**The exercise**
From the listing that follows, output everything exactly except the pictures.

'''

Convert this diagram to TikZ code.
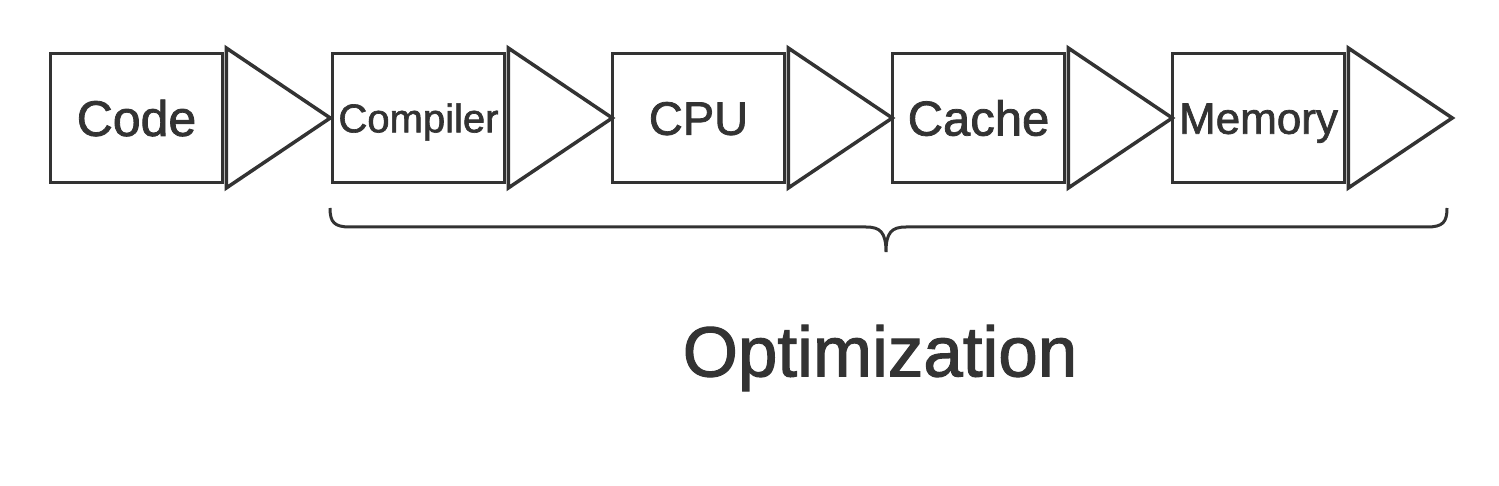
\documentclass[tikz,border=0pt]{standalone}
\usepackage{fontspec}
\setmainfont{Liberation Sans}
\newfontfamily\medfont{Liberation Sans}[FakeBold=1.6]
\usetikzlibrary{positioning}
\definecolor{ink}{HTML}{333333}
\tikzset{stage/.style={draw=ink,line width=3.5pt,minimum width=172pt,minimum height=129pt,inner sep=0pt,text=ink,text depth=0pt}}

\begin{document}
\begin{tikzpicture}[x=1pt,y=-1pt,line width=3.5pt,draw=ink]
  \useasboundingbox (0,0) rectangle (1499,486);
  \foreach \name/\xpos/\fs in {Code/136.5/50,Compiler/418.5/40,CPU/698.5/47,Cache/978.5/49,Memory/1258.5/44}
  {
    \node[stage,text height=0.716*\fs pt,font=\medfont\fontsize{\fs}{\fs}\selectfont] (\name) at (\xpos,118) {\name};
    \draw (\name.east) ++(2,-70) -- ++(0,140) -- ++(104,-70) -- cycle;
  }
  % brace under the last four stages
  \draw[line width=3pt] (330,208) .. controls (330,222) and (334,227) .. (350,227) -- (866,227)
    .. controls (880,227) and (886,232) .. (886,252)
    .. controls (886,232) and (892,227) .. (906,227) -- (1427,227)
    .. controls (1443,227) and (1447,222) .. (1447,208);
  \node[text=ink,font=\medfont\fontsize{71}{71}\selectfont,text height=50.8pt,text depth=0pt,inner sep=0pt] (opt) at (880,351) {Optimization};
\end{tikzpicture}
\end{document}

'''

**Answer to this exercise**
Convert this diagram to TikZ code.
\documentclass[tikz,border=0pt]{standalone}
\usepackage{fontspec}
\setmainfont{Liberation Sans}
\newfontfamily\medfont{Liberation Sans}[FakeBold=1.6]
\usetikzlibrary{positioning}
\definecolor{ink}{HTML}{333333}
\tikzset{stage/.style={draw=ink,line width=3.5pt,minimum width=172pt,minimum height=129pt,inner sep=0pt,text=ink,text depth=0pt}}

\begin{document}
\begin{tikzpicture}[x=1pt,y=-1pt,line width=3.5pt,draw=ink]
  \useasboundingbox (0,0) rectangle (1499,486);
  \foreach \name/\xpos/\fs in {Code/136.5/50,Compiler/418.5/40,CPU/698.5/47,Cache/978.5/49,Memory/1258.5/44}
  {
    \node[stage,text height=0.716*\fs pt,font=\medfont\fontsize{\fs}{\fs}\selectfont] (\name) at (\xpos,118) {\name};
    \draw (\name.east) ++(2,-70) -- ++(0,140) -- ++(104,-70) -- cycle;
  }
  % brace under the last four stages
  \draw[line width=3pt] (330,208) .. controls (330,222) and (334,227) .. (350,227) -- (866,227)
    .. controls (880,227) and (886,232) .. (886,252)
    .. controls (886,232) and (892,227) .. (906,227) -- (1427,227)
    .. controls (1443,227) and (1447,222) .. (1447,208);
  \node[text=ink,font=\medfont\fontsize{71}{71}\selectfont,text height=50.8pt,text depth=0pt,inner sep=0pt] (opt) at (880,351) {Optimization};
\end{tikzpicture}
\end{document}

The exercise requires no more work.